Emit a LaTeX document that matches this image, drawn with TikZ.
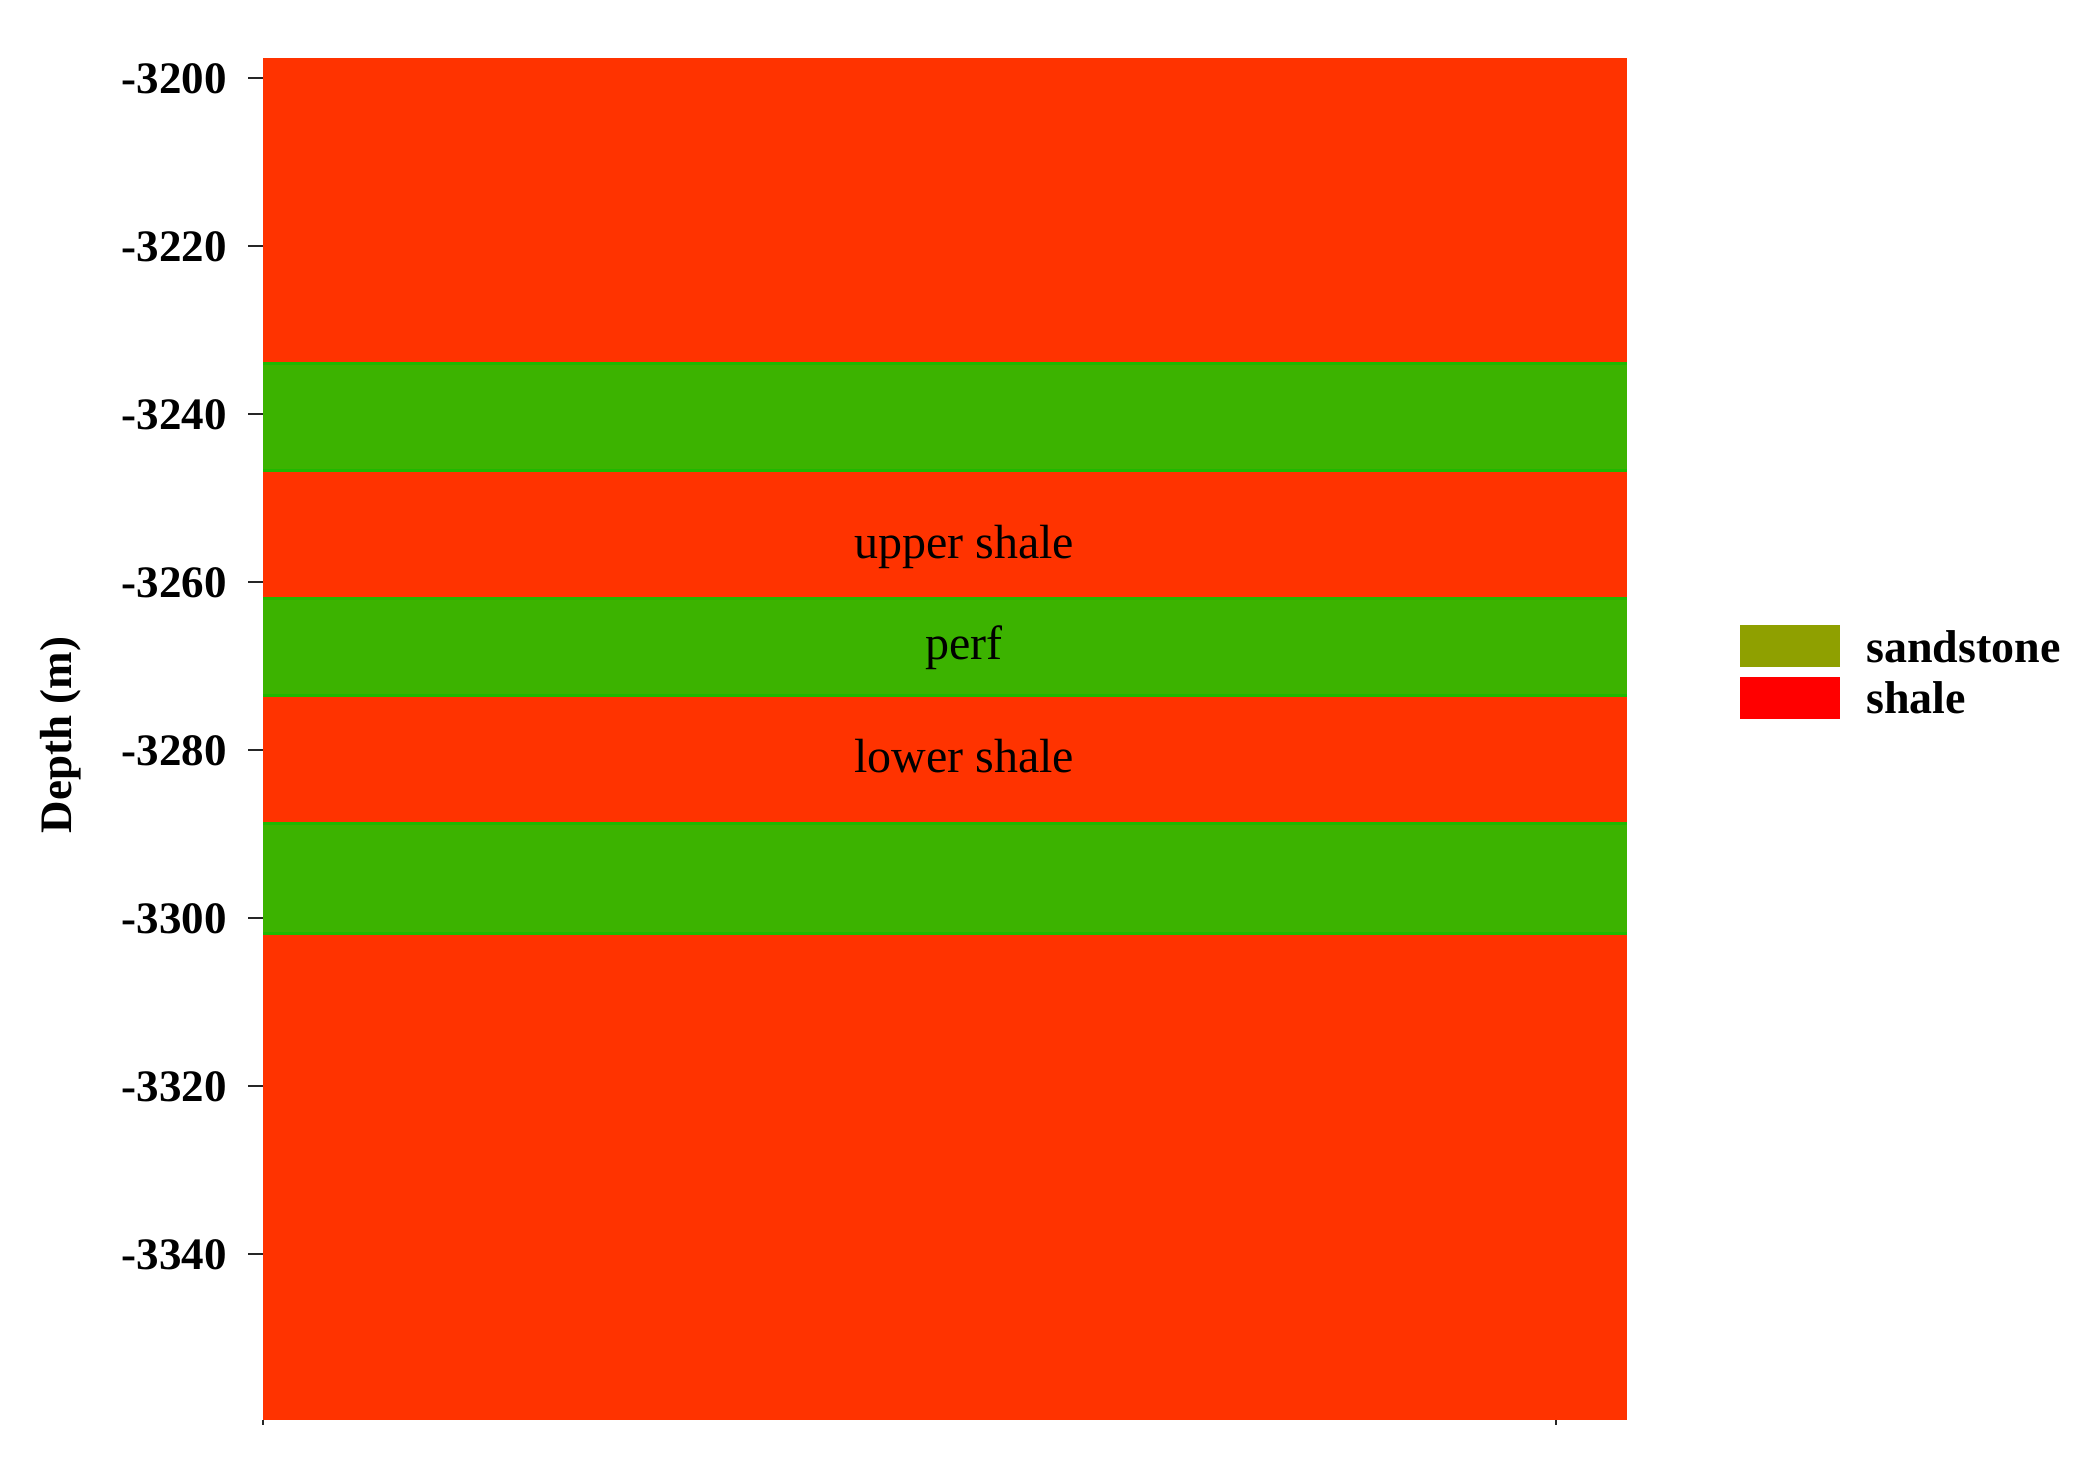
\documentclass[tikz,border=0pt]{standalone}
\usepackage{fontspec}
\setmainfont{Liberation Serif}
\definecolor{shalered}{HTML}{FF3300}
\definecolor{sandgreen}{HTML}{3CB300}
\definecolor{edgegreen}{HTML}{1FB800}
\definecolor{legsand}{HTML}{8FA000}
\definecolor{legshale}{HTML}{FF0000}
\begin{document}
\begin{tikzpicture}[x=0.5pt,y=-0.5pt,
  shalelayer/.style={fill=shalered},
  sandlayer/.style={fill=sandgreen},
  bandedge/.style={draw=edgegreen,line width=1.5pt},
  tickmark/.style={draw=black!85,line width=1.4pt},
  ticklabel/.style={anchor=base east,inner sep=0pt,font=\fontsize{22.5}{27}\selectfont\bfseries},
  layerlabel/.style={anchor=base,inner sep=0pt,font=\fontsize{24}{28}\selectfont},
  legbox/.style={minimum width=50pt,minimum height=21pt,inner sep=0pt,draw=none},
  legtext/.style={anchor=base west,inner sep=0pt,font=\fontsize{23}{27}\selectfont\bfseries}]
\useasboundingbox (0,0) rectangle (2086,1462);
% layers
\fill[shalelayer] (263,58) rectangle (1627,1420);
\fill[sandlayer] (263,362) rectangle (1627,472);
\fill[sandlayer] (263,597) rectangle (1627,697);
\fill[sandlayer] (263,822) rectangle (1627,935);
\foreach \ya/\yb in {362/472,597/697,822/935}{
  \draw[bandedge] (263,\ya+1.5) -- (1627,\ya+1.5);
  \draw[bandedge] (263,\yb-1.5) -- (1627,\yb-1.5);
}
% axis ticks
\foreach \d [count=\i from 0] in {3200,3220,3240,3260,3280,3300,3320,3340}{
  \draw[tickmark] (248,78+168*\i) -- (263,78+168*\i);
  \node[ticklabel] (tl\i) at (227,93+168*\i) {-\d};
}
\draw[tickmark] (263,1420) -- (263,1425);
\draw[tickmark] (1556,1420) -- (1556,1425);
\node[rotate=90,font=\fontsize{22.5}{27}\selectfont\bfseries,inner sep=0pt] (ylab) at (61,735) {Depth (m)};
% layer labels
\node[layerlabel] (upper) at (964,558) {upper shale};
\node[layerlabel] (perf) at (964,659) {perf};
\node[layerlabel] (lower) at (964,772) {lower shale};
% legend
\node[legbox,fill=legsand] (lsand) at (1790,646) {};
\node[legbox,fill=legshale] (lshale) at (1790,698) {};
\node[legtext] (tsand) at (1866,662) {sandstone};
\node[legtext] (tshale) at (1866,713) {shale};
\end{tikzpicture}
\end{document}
* * *
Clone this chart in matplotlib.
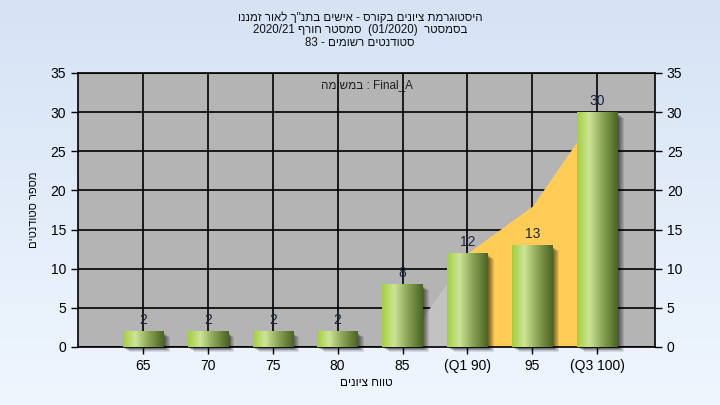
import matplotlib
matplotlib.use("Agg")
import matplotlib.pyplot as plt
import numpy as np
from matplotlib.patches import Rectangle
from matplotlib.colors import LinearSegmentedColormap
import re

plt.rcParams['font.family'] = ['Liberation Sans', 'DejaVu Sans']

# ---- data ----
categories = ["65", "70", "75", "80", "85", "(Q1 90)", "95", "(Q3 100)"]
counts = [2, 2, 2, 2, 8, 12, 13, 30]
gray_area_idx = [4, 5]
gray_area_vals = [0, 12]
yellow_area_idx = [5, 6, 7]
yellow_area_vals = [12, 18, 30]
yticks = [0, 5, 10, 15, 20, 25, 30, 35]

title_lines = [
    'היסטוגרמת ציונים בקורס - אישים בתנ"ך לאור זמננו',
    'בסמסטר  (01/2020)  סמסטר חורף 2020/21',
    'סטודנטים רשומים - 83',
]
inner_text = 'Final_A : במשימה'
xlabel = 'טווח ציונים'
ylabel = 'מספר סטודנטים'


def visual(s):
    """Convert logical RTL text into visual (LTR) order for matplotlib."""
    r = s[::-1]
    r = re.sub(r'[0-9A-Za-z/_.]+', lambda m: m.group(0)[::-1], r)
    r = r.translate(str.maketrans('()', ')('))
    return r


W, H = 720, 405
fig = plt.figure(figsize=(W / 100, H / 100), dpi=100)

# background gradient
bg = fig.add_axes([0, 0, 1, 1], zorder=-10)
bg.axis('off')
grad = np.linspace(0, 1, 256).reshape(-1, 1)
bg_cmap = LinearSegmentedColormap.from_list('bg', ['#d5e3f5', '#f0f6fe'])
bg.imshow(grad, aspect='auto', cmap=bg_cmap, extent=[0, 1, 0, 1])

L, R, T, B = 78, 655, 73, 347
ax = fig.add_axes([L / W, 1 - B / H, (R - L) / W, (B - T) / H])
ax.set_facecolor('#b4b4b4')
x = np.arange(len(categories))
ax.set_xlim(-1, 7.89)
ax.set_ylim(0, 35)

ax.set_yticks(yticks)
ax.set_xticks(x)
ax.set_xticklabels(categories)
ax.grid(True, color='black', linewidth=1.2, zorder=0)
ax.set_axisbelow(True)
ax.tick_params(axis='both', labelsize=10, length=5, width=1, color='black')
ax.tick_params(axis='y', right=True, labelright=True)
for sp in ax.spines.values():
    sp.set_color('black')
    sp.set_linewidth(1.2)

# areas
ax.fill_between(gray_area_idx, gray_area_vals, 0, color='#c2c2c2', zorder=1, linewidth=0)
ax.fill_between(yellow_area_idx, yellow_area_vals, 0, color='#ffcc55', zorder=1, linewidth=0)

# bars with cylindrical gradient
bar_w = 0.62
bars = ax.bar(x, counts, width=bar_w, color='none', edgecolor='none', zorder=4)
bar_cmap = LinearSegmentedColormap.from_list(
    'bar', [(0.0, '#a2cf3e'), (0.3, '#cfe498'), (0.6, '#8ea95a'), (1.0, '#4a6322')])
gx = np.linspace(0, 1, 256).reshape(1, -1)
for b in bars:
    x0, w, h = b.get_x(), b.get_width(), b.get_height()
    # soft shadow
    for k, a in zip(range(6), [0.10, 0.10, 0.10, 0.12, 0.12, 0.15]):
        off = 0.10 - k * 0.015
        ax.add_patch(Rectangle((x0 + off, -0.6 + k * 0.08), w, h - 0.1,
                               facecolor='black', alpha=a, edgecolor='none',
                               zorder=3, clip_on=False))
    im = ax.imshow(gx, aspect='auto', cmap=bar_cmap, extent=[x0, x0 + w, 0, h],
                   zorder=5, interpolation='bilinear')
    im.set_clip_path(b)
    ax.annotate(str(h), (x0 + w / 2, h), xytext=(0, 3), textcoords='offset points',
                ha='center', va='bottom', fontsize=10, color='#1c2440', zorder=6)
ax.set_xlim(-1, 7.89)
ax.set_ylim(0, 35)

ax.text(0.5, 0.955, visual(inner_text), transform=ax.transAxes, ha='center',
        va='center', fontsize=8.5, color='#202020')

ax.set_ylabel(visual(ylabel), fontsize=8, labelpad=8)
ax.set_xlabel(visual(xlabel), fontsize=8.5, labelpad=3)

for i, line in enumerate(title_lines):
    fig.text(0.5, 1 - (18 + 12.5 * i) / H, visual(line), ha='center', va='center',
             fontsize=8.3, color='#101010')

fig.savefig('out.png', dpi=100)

--- What you need to do ---
Look above for the line with "Clone this chart in matplotlib.", then print it and each line after it down to and including the line with "yticks = [0, 5, 10, 15, 20, 25, 30, 35]". Leave out the pictures and keep the wording exact.

--- Task solution ---
Clone this chart in matplotlib.
import matplotlib
matplotlib.use("Agg")
import matplotlib.pyplot as plt
import numpy as np
from matplotlib.patches import Rectangle
from matplotlib.colors import LinearSegmentedColormap
import re

plt.rcParams['font.family'] = ['Liberation Sans', 'DejaVu Sans']

# ---- data ----
categories = ["65", "70", "75", "80", "85", "(Q1 90)", "95", "(Q3 100)"]
counts = [2, 2, 2, 2, 8, 12, 13, 30]
gray_area_idx = [4, 5]
gray_area_vals = [0, 12]
yellow_area_idx = [5, 6, 7]
yellow_area_vals = [12, 18, 30]
yticks = [0, 5, 10, 15, 20, 25, 30, 35]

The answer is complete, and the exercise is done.